■ Input for this task
○ ○ ○ ○
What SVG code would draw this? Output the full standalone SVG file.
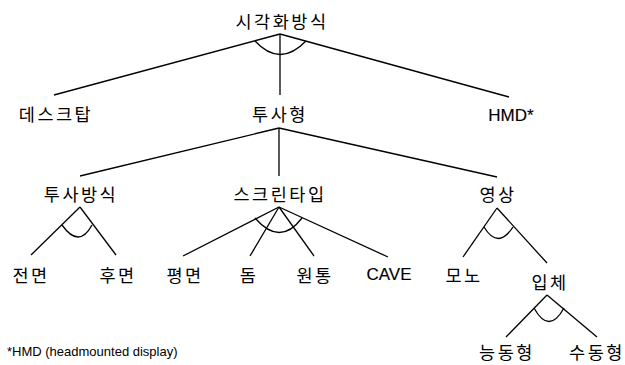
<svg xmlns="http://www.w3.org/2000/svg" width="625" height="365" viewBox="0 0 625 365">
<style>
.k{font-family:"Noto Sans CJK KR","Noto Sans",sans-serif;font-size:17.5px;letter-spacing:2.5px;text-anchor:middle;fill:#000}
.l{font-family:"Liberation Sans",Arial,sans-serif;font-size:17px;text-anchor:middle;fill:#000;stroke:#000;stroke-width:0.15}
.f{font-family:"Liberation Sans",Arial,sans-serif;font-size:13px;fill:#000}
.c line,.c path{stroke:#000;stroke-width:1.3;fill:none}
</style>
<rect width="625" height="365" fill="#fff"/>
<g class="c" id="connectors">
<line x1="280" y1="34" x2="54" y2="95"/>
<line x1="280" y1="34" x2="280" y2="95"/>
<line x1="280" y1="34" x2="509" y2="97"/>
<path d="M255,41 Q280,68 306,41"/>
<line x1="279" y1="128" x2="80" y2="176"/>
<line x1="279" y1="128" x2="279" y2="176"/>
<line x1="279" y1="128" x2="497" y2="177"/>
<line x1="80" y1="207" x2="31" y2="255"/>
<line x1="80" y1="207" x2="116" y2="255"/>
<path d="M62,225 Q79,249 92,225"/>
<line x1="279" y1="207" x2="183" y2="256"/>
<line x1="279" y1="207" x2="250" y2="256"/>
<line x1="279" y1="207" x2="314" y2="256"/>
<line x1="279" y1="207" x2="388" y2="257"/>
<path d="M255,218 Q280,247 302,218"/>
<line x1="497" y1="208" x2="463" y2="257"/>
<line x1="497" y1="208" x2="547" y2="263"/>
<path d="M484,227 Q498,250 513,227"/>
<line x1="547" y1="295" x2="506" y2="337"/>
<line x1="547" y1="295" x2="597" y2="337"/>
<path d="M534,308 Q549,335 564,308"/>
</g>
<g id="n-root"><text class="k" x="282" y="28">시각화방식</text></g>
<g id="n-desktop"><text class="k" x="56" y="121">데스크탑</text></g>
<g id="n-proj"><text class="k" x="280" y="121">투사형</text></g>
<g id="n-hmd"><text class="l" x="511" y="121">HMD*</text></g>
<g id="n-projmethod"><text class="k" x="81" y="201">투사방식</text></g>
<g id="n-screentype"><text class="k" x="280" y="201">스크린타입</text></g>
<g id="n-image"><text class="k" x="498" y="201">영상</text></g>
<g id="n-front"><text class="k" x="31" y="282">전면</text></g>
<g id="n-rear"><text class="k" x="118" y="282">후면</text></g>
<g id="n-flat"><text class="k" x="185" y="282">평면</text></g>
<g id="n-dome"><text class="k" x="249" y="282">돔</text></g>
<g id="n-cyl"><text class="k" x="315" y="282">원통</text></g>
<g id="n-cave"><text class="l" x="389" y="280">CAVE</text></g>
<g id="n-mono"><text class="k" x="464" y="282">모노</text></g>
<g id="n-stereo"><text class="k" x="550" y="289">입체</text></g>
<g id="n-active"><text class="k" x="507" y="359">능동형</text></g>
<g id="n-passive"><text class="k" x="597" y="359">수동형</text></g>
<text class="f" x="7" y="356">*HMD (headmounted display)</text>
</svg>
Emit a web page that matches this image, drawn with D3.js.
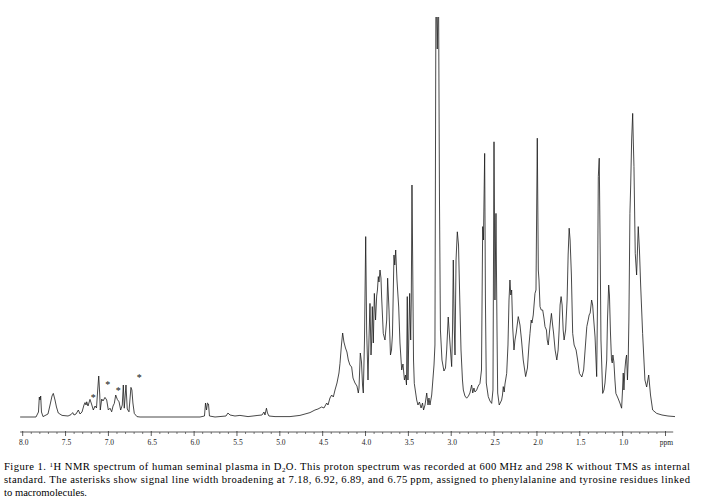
○ ○ ○ ○
■ Exercise instructions
Quote everything in the listing above exactly; pictures are the only thing to omit.

■ Response to this exercise
What SVG code would draw this? Output the full standalone SVG file.
<svg xmlns="http://www.w3.org/2000/svg" width="625" height="365" viewBox="0 0 625 365">
<style>
.k{font-family:"Noto Sans CJK KR","Noto Sans",sans-serif;font-size:17.5px;letter-spacing:2.5px;text-anchor:middle;fill:#000}
.l{font-family:"Liberation Sans",Arial,sans-serif;font-size:17px;text-anchor:middle;fill:#000;stroke:#000;stroke-width:0.15}
.f{font-family:"Liberation Sans",Arial,sans-serif;font-size:13px;fill:#000}
.c line,.c path{stroke:#000;stroke-width:1.3;fill:none}
</style>
<rect width="625" height="365" fill="#fff"/>
<g class="c" id="connectors">
<line x1="280" y1="34" x2="54" y2="95"/>
<line x1="280" y1="34" x2="280" y2="95"/>
<line x1="280" y1="34" x2="509" y2="97"/>
<path d="M255,41 Q280,68 306,41"/>
<line x1="279" y1="128" x2="80" y2="176"/>
<line x1="279" y1="128" x2="279" y2="176"/>
<line x1="279" y1="128" x2="497" y2="177"/>
<line x1="80" y1="207" x2="31" y2="255"/>
<line x1="80" y1="207" x2="116" y2="255"/>
<path d="M62,225 Q79,249 92,225"/>
<line x1="279" y1="207" x2="183" y2="256"/>
<line x1="279" y1="207" x2="250" y2="256"/>
<line x1="279" y1="207" x2="314" y2="256"/>
<line x1="279" y1="207" x2="388" y2="257"/>
<path d="M255,218 Q280,247 302,218"/>
<line x1="497" y1="208" x2="463" y2="257"/>
<line x1="497" y1="208" x2="547" y2="263"/>
<path d="M484,227 Q498,250 513,227"/>
<line x1="547" y1="295" x2="506" y2="337"/>
<line x1="547" y1="295" x2="597" y2="337"/>
<path d="M534,308 Q549,335 564,308"/>
</g>
<g id="n-root"><text class="k" x="282" y="28">시각화방식</text></g>
<g id="n-desktop"><text class="k" x="56" y="121">데스크탑</text></g>
<g id="n-proj"><text class="k" x="280" y="121">투사형</text></g>
<g id="n-hmd"><text class="l" x="511" y="121">HMD*</text></g>
<g id="n-projmethod"><text class="k" x="81" y="201">투사방식</text></g>
<g id="n-screentype"><text class="k" x="280" y="201">스크린타입</text></g>
<g id="n-image"><text class="k" x="498" y="201">영상</text></g>
<g id="n-front"><text class="k" x="31" y="282">전면</text></g>
<g id="n-rear"><text class="k" x="118" y="282">후면</text></g>
<g id="n-flat"><text class="k" x="185" y="282">평면</text></g>
<g id="n-dome"><text class="k" x="249" y="282">돔</text></g>
<g id="n-cyl"><text class="k" x="315" y="282">원통</text></g>
<g id="n-cave"><text class="l" x="389" y="280">CAVE</text></g>
<g id="n-mono"><text class="k" x="464" y="282">모노</text></g>
<g id="n-stereo"><text class="k" x="550" y="289">입체</text></g>
<g id="n-active"><text class="k" x="507" y="359">능동형</text></g>
<g id="n-passive"><text class="k" x="597" y="359">수동형</text></g>
<text class="f" x="7" y="356">*HMD (headmounted display)</text>
</svg>
Emit a web page that matches this image, drawn with D3.js.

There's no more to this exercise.